Stated exercise.
Your output is the lines from the first one to the one containing "Chart.register(...registerables);", repeated exactly, with images left out.

Collected material.
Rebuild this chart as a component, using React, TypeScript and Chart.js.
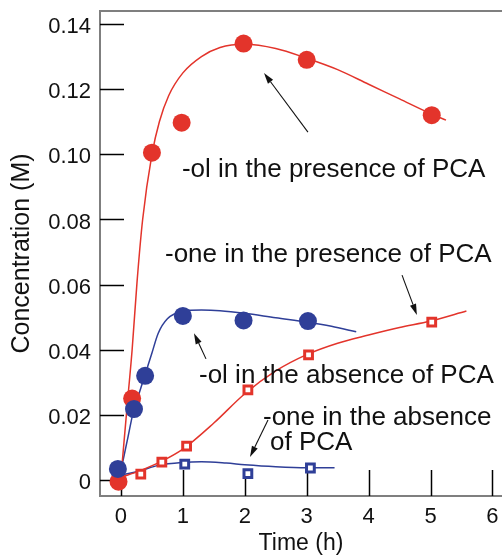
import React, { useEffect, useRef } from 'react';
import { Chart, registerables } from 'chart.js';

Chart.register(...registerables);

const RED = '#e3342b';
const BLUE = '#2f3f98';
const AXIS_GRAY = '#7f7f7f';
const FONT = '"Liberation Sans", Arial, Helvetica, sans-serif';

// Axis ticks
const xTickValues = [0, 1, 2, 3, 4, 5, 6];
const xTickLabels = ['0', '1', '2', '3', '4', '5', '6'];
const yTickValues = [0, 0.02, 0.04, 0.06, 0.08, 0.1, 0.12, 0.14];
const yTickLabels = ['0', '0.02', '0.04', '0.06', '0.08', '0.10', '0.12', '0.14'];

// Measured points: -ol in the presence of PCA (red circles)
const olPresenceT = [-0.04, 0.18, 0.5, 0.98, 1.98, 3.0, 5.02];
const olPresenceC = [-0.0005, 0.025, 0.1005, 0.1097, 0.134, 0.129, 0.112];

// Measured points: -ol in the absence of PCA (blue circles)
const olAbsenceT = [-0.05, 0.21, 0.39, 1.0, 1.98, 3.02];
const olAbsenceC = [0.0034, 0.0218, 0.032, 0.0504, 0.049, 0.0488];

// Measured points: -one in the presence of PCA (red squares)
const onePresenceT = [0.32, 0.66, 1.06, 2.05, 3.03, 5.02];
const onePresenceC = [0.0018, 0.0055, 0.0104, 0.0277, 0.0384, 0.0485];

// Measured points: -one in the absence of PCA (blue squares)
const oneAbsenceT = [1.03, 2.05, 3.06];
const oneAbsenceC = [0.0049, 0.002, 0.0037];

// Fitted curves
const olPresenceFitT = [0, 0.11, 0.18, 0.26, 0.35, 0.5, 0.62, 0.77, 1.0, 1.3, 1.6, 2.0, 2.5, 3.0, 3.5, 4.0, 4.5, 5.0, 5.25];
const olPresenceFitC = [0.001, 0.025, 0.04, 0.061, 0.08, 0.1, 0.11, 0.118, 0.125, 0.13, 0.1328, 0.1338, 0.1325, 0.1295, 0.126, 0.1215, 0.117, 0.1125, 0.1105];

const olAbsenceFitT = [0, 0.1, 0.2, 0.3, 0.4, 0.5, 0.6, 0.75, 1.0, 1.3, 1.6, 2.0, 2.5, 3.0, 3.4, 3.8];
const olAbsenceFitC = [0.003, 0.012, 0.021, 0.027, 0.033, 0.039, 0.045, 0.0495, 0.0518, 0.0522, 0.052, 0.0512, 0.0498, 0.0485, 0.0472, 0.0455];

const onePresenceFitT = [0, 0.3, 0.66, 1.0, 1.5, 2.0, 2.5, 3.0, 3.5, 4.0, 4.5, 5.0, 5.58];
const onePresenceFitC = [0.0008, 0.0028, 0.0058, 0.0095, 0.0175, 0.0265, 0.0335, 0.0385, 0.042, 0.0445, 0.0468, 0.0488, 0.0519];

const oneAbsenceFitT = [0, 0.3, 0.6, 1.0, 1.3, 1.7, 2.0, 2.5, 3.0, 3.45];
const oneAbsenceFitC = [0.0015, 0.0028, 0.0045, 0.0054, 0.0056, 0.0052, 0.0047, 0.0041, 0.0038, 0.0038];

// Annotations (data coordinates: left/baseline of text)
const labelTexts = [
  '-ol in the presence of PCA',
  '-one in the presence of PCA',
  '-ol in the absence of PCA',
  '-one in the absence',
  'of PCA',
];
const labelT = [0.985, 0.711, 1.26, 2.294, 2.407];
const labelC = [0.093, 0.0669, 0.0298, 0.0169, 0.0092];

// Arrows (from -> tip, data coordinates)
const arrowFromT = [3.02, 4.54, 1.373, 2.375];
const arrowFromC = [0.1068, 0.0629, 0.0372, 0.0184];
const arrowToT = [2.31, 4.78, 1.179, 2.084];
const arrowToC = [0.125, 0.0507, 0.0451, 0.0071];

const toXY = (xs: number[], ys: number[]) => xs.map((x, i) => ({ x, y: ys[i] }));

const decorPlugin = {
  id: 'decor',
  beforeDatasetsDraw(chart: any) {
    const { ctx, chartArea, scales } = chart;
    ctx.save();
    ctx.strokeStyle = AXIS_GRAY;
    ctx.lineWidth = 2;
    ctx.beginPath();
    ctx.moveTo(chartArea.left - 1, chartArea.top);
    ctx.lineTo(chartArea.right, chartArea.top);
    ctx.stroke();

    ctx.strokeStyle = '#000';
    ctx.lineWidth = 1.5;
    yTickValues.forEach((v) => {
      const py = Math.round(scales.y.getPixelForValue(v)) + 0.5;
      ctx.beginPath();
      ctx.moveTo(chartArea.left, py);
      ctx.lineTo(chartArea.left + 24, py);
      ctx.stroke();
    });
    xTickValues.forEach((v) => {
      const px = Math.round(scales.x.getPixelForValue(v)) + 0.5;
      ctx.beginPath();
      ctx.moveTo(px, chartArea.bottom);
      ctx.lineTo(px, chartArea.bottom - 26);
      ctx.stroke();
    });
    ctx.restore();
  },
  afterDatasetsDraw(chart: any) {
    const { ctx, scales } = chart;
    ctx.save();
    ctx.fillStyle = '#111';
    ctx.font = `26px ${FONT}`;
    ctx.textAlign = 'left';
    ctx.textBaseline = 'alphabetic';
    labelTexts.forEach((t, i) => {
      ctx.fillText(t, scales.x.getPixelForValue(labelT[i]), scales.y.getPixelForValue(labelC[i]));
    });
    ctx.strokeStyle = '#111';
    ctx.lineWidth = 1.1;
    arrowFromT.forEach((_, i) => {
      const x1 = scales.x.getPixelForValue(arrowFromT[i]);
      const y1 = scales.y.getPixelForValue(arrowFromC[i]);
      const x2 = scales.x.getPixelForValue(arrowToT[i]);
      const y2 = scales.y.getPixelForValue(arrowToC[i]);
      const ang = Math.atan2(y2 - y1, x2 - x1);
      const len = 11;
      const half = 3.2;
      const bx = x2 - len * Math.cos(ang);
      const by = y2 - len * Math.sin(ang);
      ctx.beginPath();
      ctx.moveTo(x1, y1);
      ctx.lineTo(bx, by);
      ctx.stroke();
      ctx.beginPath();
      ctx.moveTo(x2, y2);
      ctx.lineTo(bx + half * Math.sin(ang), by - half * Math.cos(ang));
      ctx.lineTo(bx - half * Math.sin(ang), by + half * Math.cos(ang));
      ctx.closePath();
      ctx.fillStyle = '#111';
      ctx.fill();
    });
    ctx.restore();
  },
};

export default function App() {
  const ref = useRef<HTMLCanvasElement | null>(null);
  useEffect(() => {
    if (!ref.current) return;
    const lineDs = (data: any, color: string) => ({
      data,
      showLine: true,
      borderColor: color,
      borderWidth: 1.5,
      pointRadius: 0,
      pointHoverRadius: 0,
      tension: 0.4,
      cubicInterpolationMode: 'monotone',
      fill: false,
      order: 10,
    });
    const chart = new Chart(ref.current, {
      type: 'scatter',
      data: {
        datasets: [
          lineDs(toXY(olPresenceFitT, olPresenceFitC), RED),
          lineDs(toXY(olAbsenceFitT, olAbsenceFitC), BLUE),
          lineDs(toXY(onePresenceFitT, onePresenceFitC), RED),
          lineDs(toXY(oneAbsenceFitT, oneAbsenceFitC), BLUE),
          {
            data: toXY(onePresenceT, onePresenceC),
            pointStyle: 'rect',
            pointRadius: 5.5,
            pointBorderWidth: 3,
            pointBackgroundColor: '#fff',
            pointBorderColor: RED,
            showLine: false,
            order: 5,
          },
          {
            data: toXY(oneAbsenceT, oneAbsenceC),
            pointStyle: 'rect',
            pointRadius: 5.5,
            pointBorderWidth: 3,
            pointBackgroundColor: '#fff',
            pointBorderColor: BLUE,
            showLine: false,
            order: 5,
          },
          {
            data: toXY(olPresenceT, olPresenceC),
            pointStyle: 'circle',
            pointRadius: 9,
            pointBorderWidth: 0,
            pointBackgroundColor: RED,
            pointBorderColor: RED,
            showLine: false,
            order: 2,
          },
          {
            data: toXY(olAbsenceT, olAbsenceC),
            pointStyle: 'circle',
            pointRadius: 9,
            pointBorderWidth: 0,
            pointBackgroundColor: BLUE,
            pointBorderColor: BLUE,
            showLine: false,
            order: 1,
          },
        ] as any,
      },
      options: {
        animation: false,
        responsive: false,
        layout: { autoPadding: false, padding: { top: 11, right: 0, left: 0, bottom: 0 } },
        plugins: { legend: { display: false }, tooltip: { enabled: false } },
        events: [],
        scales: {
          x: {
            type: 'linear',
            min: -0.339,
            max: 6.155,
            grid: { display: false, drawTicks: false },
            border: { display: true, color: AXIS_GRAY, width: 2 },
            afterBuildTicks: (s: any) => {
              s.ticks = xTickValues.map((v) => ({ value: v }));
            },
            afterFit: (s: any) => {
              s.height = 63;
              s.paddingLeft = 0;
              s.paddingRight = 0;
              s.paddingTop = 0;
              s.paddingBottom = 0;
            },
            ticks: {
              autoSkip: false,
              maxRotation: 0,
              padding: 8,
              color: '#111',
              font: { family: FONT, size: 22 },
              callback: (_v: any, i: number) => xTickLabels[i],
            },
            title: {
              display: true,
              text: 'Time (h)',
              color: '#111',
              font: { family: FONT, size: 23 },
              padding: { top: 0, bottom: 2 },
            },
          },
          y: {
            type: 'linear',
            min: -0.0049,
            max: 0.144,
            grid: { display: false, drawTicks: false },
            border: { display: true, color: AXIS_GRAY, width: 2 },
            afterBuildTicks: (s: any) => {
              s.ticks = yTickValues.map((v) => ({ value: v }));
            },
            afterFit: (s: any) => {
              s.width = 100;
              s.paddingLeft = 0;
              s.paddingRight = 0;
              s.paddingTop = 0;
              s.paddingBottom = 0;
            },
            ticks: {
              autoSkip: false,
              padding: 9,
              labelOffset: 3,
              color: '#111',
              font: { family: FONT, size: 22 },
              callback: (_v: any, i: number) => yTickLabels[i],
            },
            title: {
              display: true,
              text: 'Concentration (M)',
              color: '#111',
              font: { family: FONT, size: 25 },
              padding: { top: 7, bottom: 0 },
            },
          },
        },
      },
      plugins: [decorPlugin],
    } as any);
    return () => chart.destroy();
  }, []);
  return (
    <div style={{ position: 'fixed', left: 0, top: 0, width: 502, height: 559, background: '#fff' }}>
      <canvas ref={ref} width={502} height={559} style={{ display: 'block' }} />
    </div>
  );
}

Answer to the task.
Rebuild this chart as a component, using React, TypeScript and Chart.js.
import React, { useEffect, useRef } from 'react';
import { Chart, registerables } from 'chart.js';

Chart.register(...registerables);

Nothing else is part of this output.